The "eventual measured value" of the momentum is a random value generated at the instant the particle is detected. Quantum mechanics does not "explain" how this occurs. It only gives us the statistical distribution of all possible momentum values. Neither the diffraction experiment nor quantum theory tells us anything about any underlying mechanism involving forces or conservation of momentum that might give rise to this randomness.

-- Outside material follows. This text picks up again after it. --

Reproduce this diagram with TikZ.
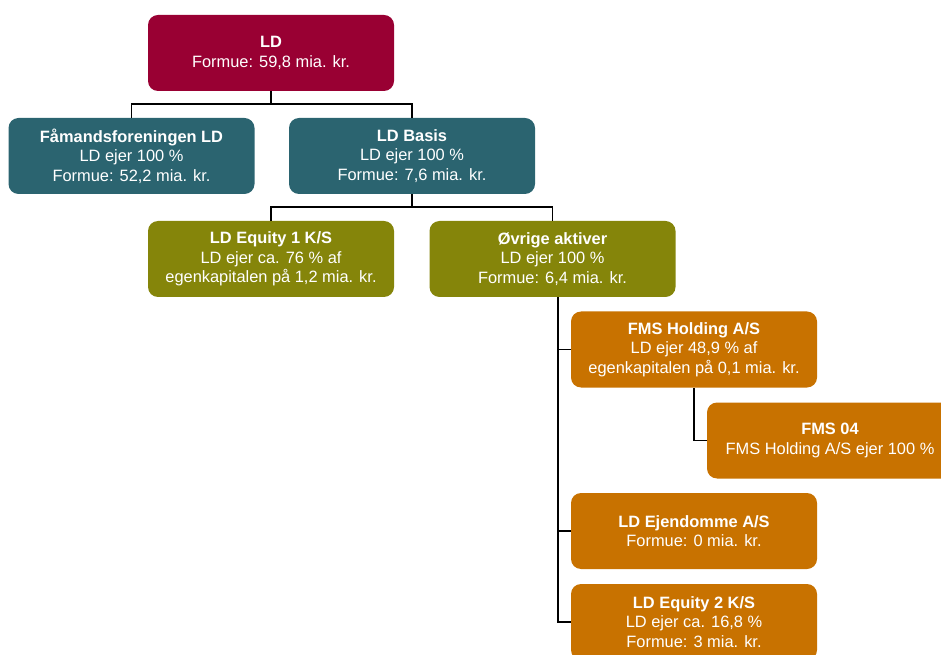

The closest we can get to conservation of momentum is this: The statistical average (called the expectation value) of all possible momentum values is $$\left\langle {p_y } \right\rangle = 0$$. If momentum is conserved, then there is no exchange of momentum and, on average, the wall does not recoil.
Best wishes

20. Apr 28, 2010

### LukeD

To make things more clear about the definition of momentum

In classical physics, momentum is a vector proportional to the velocity. It is defined as $$\vec{p}=m \vec{v}$$

In quantum mechanics, momentum is a vector proportional to the wave number. It is defined as $$\vec{p} = \hbar \vec{k}$$ The wave number tells you how quickly the phase of the quantum wave changes in space.

There is a very large difference in the contexts of these definitions. The classical momentum is defined along the path of a particle, but the quantum mechanical definition is only defined for the wave function, which is a sum of all paths. This is reflected in the fact that the particle, in a sense, goes through both slits at once.

And there is no momentum transfer with the slits. If there were, then this would be similar to their being a detection of which slit the particle went through as we could measure whether a wall got hotter or not. This would destroy some of the interference pattern.

Many -non-classical- paths do not obey momentum conservation in the -classical- sense, but this is ok because momentum does not exist in the classical sense, and non-classical paths do not have any direct physical meaning. We can only talk about momentum in connection to the wave function.